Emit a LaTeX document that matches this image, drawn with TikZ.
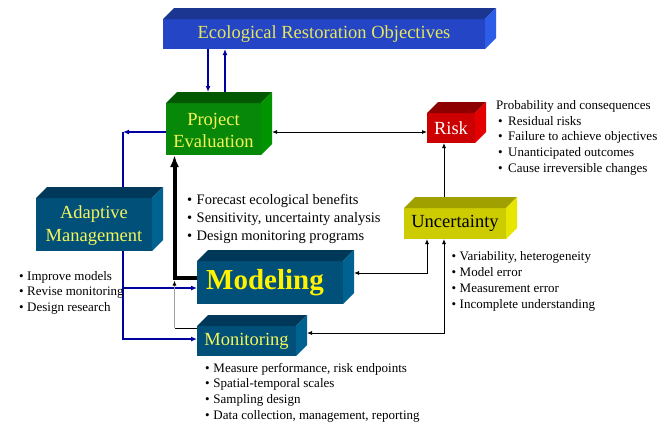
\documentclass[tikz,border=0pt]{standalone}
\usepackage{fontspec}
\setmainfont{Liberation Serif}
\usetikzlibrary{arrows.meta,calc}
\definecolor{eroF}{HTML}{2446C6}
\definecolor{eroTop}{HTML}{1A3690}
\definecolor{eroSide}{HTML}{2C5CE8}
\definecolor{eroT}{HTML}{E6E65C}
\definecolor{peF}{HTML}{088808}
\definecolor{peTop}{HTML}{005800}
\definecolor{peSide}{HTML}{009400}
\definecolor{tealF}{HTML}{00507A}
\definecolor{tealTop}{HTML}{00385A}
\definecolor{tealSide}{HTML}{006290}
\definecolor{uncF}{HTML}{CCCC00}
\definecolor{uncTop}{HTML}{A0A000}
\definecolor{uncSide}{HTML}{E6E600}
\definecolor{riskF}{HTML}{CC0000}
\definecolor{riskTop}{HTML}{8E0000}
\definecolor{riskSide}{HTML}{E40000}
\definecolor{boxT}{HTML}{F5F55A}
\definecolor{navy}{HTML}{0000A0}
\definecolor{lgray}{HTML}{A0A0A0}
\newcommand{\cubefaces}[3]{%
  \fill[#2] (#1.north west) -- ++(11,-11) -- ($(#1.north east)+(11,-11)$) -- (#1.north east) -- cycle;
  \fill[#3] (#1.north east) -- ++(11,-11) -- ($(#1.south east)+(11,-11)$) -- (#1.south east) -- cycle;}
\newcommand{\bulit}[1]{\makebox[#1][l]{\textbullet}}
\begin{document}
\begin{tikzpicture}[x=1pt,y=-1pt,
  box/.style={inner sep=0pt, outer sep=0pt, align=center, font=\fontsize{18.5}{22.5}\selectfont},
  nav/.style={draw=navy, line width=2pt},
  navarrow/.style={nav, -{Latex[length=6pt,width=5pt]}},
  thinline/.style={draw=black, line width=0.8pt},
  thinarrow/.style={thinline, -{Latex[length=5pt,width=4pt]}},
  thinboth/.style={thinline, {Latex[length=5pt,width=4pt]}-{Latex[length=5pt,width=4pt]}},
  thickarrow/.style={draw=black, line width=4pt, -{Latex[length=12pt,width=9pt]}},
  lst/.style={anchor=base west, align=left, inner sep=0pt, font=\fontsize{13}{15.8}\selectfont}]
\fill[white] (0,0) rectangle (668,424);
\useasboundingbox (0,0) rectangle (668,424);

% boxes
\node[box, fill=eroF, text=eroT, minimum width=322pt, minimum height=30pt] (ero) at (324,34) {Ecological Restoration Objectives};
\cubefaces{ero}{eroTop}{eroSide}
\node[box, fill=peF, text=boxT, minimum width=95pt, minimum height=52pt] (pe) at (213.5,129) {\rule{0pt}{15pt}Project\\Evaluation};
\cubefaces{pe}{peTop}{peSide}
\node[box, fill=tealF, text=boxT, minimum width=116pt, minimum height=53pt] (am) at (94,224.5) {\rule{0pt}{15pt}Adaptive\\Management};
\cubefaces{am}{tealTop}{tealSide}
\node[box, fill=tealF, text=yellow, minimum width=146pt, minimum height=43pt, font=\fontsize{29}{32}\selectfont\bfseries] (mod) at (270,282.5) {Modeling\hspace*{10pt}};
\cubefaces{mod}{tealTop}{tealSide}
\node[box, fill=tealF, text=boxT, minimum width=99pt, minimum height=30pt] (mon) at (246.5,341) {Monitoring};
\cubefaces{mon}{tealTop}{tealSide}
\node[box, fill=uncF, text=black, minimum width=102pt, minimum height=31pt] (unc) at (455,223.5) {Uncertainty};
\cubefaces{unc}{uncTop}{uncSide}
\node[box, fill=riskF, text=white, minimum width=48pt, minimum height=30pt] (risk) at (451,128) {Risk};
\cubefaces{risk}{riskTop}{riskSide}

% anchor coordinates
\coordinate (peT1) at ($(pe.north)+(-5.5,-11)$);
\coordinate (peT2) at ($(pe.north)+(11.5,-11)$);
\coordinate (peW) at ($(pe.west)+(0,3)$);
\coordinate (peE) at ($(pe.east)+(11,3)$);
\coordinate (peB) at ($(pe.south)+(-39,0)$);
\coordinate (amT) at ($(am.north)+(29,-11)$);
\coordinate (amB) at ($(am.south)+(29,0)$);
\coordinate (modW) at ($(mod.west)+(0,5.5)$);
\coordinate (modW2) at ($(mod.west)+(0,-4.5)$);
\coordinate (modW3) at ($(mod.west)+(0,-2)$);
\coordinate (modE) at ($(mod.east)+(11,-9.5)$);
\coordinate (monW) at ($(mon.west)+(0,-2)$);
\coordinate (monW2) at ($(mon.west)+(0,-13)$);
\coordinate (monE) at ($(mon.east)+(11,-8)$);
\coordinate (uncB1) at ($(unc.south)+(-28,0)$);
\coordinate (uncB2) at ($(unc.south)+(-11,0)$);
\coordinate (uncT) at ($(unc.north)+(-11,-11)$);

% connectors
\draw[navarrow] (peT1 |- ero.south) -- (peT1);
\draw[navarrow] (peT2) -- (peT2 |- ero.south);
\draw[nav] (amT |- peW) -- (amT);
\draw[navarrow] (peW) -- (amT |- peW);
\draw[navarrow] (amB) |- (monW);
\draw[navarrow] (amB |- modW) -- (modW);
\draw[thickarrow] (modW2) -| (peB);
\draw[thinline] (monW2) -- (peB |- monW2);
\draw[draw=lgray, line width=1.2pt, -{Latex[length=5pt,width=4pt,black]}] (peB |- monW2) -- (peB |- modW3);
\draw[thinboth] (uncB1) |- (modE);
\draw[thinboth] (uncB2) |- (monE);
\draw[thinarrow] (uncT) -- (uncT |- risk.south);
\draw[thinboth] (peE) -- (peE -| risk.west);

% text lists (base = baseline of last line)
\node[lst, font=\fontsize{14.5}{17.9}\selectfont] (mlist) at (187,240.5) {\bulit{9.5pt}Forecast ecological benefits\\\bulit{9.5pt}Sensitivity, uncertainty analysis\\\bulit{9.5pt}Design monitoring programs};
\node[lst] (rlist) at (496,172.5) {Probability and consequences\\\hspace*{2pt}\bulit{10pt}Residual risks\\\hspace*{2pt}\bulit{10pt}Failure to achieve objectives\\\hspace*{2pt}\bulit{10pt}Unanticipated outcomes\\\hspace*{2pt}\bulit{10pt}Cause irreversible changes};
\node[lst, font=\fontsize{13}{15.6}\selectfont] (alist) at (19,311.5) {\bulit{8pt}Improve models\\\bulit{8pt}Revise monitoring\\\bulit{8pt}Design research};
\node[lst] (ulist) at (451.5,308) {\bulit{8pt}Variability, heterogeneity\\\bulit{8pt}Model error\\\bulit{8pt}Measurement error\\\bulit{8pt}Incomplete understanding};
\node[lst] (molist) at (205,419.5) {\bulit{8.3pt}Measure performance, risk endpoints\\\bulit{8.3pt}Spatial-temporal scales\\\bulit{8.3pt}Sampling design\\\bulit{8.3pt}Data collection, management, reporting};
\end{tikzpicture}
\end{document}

## YOUR INSTRUCTIONS
Repeat the listing above exactly, with no pictures.

## EXERCISE RESULT
Emit a LaTeX document that matches this image, drawn with TikZ.
\documentclass[tikz,border=0pt]{standalone}
\usepackage{fontspec}
\setmainfont{Liberation Serif}
\usetikzlibrary{arrows.meta,calc}
\definecolor{eroF}{HTML}{2446C6}
\definecolor{eroTop}{HTML}{1A3690}
\definecolor{eroSide}{HTML}{2C5CE8}
\definecolor{eroT}{HTML}{E6E65C}
\definecolor{peF}{HTML}{088808}
\definecolor{peTop}{HTML}{005800}
\definecolor{peSide}{HTML}{009400}
\definecolor{tealF}{HTML}{00507A}
\definecolor{tealTop}{HTML}{00385A}
\definecolor{tealSide}{HTML}{006290}
\definecolor{uncF}{HTML}{CCCC00}
\definecolor{uncTop}{HTML}{A0A000}
\definecolor{uncSide}{HTML}{E6E600}
\definecolor{riskF}{HTML}{CC0000}
\definecolor{riskTop}{HTML}{8E0000}
\definecolor{riskSide}{HTML}{E40000}
\definecolor{boxT}{HTML}{F5F55A}
\definecolor{navy}{HTML}{0000A0}
\definecolor{lgray}{HTML}{A0A0A0}
\newcommand{\cubefaces}[3]{%
  \fill[#2] (#1.north west) -- ++(11,-11) -- ($(#1.north east)+(11,-11)$) -- (#1.north east) -- cycle;
  \fill[#3] (#1.north east) -- ++(11,-11) -- ($(#1.south east)+(11,-11)$) -- (#1.south east) -- cycle;}
\newcommand{\bulit}[1]{\makebox[#1][l]{\textbullet}}
\begin{document}
\begin{tikzpicture}[x=1pt,y=-1pt,
  box/.style={inner sep=0pt, outer sep=0pt, align=center, font=\fontsize{18.5}{22.5}\selectfont},
  nav/.style={draw=navy, line width=2pt},
  navarrow/.style={nav, -{Latex[length=6pt,width=5pt]}},
  thinline/.style={draw=black, line width=0.8pt},
  thinarrow/.style={thinline, -{Latex[length=5pt,width=4pt]}},
  thinboth/.style={thinline, {Latex[length=5pt,width=4pt]}-{Latex[length=5pt,width=4pt]}},
  thickarrow/.style={draw=black, line width=4pt, -{Latex[length=12pt,width=9pt]}},
  lst/.style={anchor=base west, align=left, inner sep=0pt, font=\fontsize{13}{15.8}\selectfont}]
\fill[white] (0,0) rectangle (668,424);
\useasboundingbox (0,0) rectangle (668,424);

% boxes
\node[box, fill=eroF, text=eroT, minimum width=322pt, minimum height=30pt] (ero) at (324,34) {Ecological Restoration Objectives};
\cubefaces{ero}{eroTop}{eroSide}
\node[box, fill=peF, text=boxT, minimum width=95pt, minimum height=52pt] (pe) at (213.5,129) {\rule{0pt}{15pt}Project\\Evaluation};
\cubefaces{pe}{peTop}{peSide}
\node[box, fill=tealF, text=boxT, minimum width=116pt, minimum height=53pt] (am) at (94,224.5) {\rule{0pt}{15pt}Adaptive\\Management};
\cubefaces{am}{tealTop}{tealSide}
\node[box, fill=tealF, text=yellow, minimum width=146pt, minimum height=43pt, font=\fontsize{29}{32}\selectfont\bfseries] (mod) at (270,282.5) {Modeling\hspace*{10pt}};
\cubefaces{mod}{tealTop}{tealSide}
\node[box, fill=tealF, text=boxT, minimum width=99pt, minimum height=30pt] (mon) at (246.5,341) {Monitoring};
\cubefaces{mon}{tealTop}{tealSide}
\node[box, fill=uncF, text=black, minimum width=102pt, minimum height=31pt] (unc) at (455,223.5) {Uncertainty};
\cubefaces{unc}{uncTop}{uncSide}
\node[box, fill=riskF, text=white, minimum width=48pt, minimum height=30pt] (risk) at (451,128) {Risk};
\cubefaces{risk}{riskTop}{riskSide}

% anchor coordinates
\coordinate (peT1) at ($(pe.north)+(-5.5,-11)$);
\coordinate (peT2) at ($(pe.north)+(11.5,-11)$);
\coordinate (peW) at ($(pe.west)+(0,3)$);
\coordinate (peE) at ($(pe.east)+(11,3)$);
\coordinate (peB) at ($(pe.south)+(-39,0)$);
\coordinate (amT) at ($(am.north)+(29,-11)$);
\coordinate (amB) at ($(am.south)+(29,0)$);
\coordinate (modW) at ($(mod.west)+(0,5.5)$);
\coordinate (modW2) at ($(mod.west)+(0,-4.5)$);
\coordinate (modW3) at ($(mod.west)+(0,-2)$);
\coordinate (modE) at ($(mod.east)+(11,-9.5)$);
\coordinate (monW) at ($(mon.west)+(0,-2)$);
\coordinate (monW2) at ($(mon.west)+(0,-13)$);
\coordinate (monE) at ($(mon.east)+(11,-8)$);
\coordinate (uncB1) at ($(unc.south)+(-28,0)$);
\coordinate (uncB2) at ($(unc.south)+(-11,0)$);
\coordinate (uncT) at ($(unc.north)+(-11,-11)$);

% connectors
\draw[navarrow] (peT1 |- ero.south) -- (peT1);
\draw[navarrow] (peT2) -- (peT2 |- ero.south);
\draw[nav] (amT |- peW) -- (amT);
\draw[navarrow] (peW) -- (amT |- peW);
\draw[navarrow] (amB) |- (monW);
\draw[navarrow] (amB |- modW) -- (modW);
\draw[thickarrow] (modW2) -| (peB);
\draw[thinline] (monW2) -- (peB |- monW2);
\draw[draw=lgray, line width=1.2pt, -{Latex[length=5pt,width=4pt,black]}] (peB |- monW2) -- (peB |- modW3);
\draw[thinboth] (uncB1) |- (modE);
\draw[thinboth] (uncB2) |- (monE);
\draw[thinarrow] (uncT) -- (uncT |- risk.south);
\draw[thinboth] (peE) -- (peE -| risk.west);

% text lists (base = baseline of last line)
\node[lst, font=\fontsize{14.5}{17.9}\selectfont] (mlist) at (187,240.5) {\bulit{9.5pt}Forecast ecological benefits\\\bulit{9.5pt}Sensitivity, uncertainty analysis\\\bulit{9.5pt}Design monitoring programs};
\node[lst] (rlist) at (496,172.5) {Probability and consequences\\\hspace*{2pt}\bulit{10pt}Residual risks\\\hspace*{2pt}\bulit{10pt}Failure to achieve objectives\\\hspace*{2pt}\bulit{10pt}Unanticipated outcomes\\\hspace*{2pt}\bulit{10pt}Cause irreversible changes};
\node[lst, font=\fontsize{13}{15.6}\selectfont] (alist) at (19,311.5) {\bulit{8pt}Improve models\\\bulit{8pt}Revise monitoring\\\bulit{8pt}Design research};
\node[lst] (ulist) at (451.5,308) {\bulit{8pt}Variability, heterogeneity\\\bulit{8pt}Model error\\\bulit{8pt}Measurement error\\\bulit{8pt}Incomplete understanding};
\node[lst] (molist) at (205,419.5) {\bulit{8.3pt}Measure performance, risk endpoints\\\bulit{8.3pt}Spatial-temporal scales\\\bulit{8.3pt}Sampling design\\\bulit{8.3pt}Data collection, management, reporting};
\end{tikzpicture}
\end{document}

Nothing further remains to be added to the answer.